Event summary combining transcript, slides, and related documents.

Logotype for Oceania Healthcare Limited

H1 2025 earnings summary

16 Jun, 2026

Executive summary

  • Underlying EBITDA increased 2.7% year-over-year to $38.6m for the six months ending 30 September 2024, reflecting improved sales, portfolio rebalancing, and operational efficiency.

  • CEO Suzanne Dvorak appointed in July 2024, with a focus on sales execution, debt reduction, and portfolio modernization.

  • Portfolio rebalancing continues, targeting a 50/50 split between independent living and care assets, with divestments of non-core sites and new developments in premium care and retirement units.

  • Sales momentum and operational right-sizing are top priorities, with new executive appointments and external firm Marketability engaged.

  • Sustainability initiatives advanced, including SBTi-validated GHG reduction targets and finalist status in Deloitte Top 200 Awards.

Financial highlights

  • Underlying EBITDA rose 2.7% to $38.6m, with operating cash flow up 23.1% to $70.4m and realised capital gains up 34.9% to $38.2m.

  • Underlying NPAT was $24.0m, down 12.5% year-over-year due to higher interest expense; reported total comprehensive income was $11.8m, down from $61.7m in the prior year.

  • Net debt headroom stands at $96m, with gearing reduced to 37.5% and all banking covenants met.

  • Total assets increased to $2.82bn, with net tangible assets per share at $1.43.

  • Unsold inventory value decreased to $305m, down 13.5% from FY24.

Outlook and guidance

  • Focus remains on accelerating sales, reducing unsold stock and gearing, and improving care service returns.

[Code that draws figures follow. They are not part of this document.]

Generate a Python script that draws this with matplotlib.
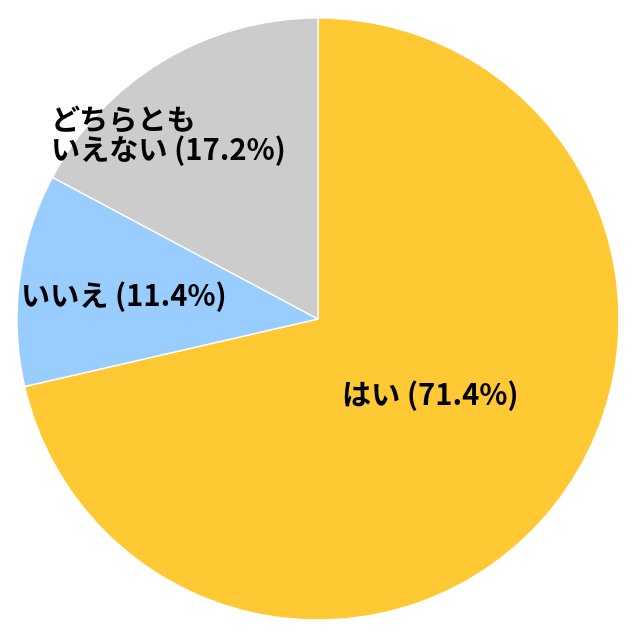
import matplotlib
matplotlib.use("Agg")
import matplotlib.pyplot as plt

plt.rcParams['font.family'] = ['Noto Sans CJK JP', 'DejaVu Sans']

labels = ["はい", "いいえ", "どちらとも\nいえない"]
values = [71.4, 11.4, 17.2]
colors = ["#FFC933", "#99CCFF", "#CCCCCC"]

fig = plt.figure(figsize=(6.4, 6.4), dpi=100)
ax = fig.add_axes([0, 0, 1, 1])
R = 301.0
ax.pie(values, colors=colors, startangle=90, counterclock=False, radius=1.0,
       wedgeprops=dict(edgecolor="white", linewidth=1.0))
ax.set_xlim(-318 / R, 322 / R)
ax.set_ylim(-321 / R, 319 / R)
ax.set_aspect('equal')
ax.axis('off')

def px(x, y):
    return (x - 318) / R, (319 - y) / R

fs = 21
t = [f"{l} ({v}%)" for l, v in zip(labels, values)]
x, y = px(430, 396)
ax.text(x, y, "はい (71.4%)", ha='center', va='center', fontsize=fs, fontweight='bold')
x, y = px(21, 297)
ax.text(x, y, t[1], ha='left', va='center', fontsize=fs, fontweight='bold')
x, y = px(51, 136)
ax.text(x, y, t[2], ha='left', va='center', fontsize=fs, fontweight='bold',
        linespacing=0.95, multialignment='left')

fig.savefig("out.png", dpi=100, facecolor="white")
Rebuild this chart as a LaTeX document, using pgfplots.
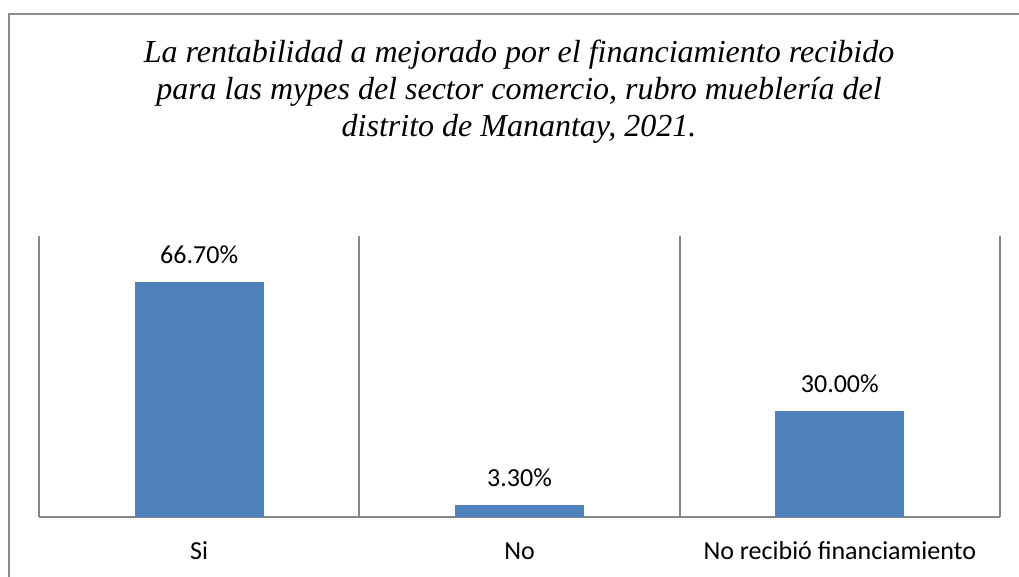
\documentclass[border=0pt]{standalone}
\usepackage{pgfplots}
\pgfplotsset{compat=1.18}
\usepackage{fontspec}
\setmainfont{Carlito}
\newfontfamily\titlefont{Liberation Serif}
\definecolor{barblue}{HTML}{4F81BD}
\definecolor{gridgray}{HTML}{868686}
\definecolor{framegray}{HTML}{8C8C8C}

\begin{document}
\begin{tikzpicture}
\useasboundingbox (0,0) rectangle (509.5pt,288.5pt);
% outer chart frame (cut by the image edge on the right and bottom)
\draw[framegray, line width=0.9pt] (4.5pt,-5pt) -- (4.5pt,281.5pt) -- (520pt,281.5pt);

% title
\node[anchor=base, inner sep=0pt] at (259.5pt,257pt) {\titlefont\itshape\fontsize{16}{18}\selectfont La rentabilidad a mejorado por el financiamiento recibido};
\node[anchor=base, inner sep=0pt] at (259.5pt,238.5pt) {\titlefont\itshape\fontsize{16}{18}\selectfont para las mypes del sector comercio, rubro mueblería del};
\node[anchor=base, inner sep=0pt] at (259.5pt,220pt) {\titlefont\itshape\fontsize{16}{18}\selectfont distrito de Manantay, 2021.};

\begin{axis}[
    at={(19.5pt,30pt)}, anchor=south west,
    scale only axis, width=480.5pt, height=140.5pt,
    xmin=-0.5, xmax=2.5, ymin=0, ymax=80,
    axis line style={draw=none},
    ytick=\empty,
    xtick={0,1,2},
    xticklabels={Si, No, No recibió financiamiento},
    major tick length=0pt,
    xticklabel style={anchor=base, yshift=-21.5pt, font=\fontsize{13}{15}\selectfont},
    extra x ticks={-0.5,0.5,1.5,2.5},
    extra x tick labels={},
    extra x tick style={grid=major, major grid style={gridgray, line width=0.9pt}},
    extra y ticks={0},
    extra y tick labels={},
    extra y tick style={grid=major, major grid style={gridgray, line width=0.9pt}},
    /pgf/number format/assume math mode=true,
    ybar, bar width=0.4,
    nodes near coords={\pgfmathprintnumber[fixed, fixed zerofill, precision=2]{\pgfplotspointmeta}\%},
    nodes near coords style={anchor=base, yshift=9.5pt, inner sep=0pt, font=\fontsize{13}{15}\selectfont, text=black},
  ]
\addplot[fill=barblue, draw=barblue] coordinates {(0,66.7) (1,3.3) (2,30.0)};
\end{axis}
\end{tikzpicture}
\end{document}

  • Board will revisit dividend resumption once sales and gearing targets are met.

  • Cost reduction target of NZD 5–7 million for FY2026, with a $5m right-sizing program underway.

  • No new major development stages or land bank acquisitions until successful sell-down of current stock.

  • 224 independent living units and care suites to be delivered in FY25, with strong application volumes into the Christmas period.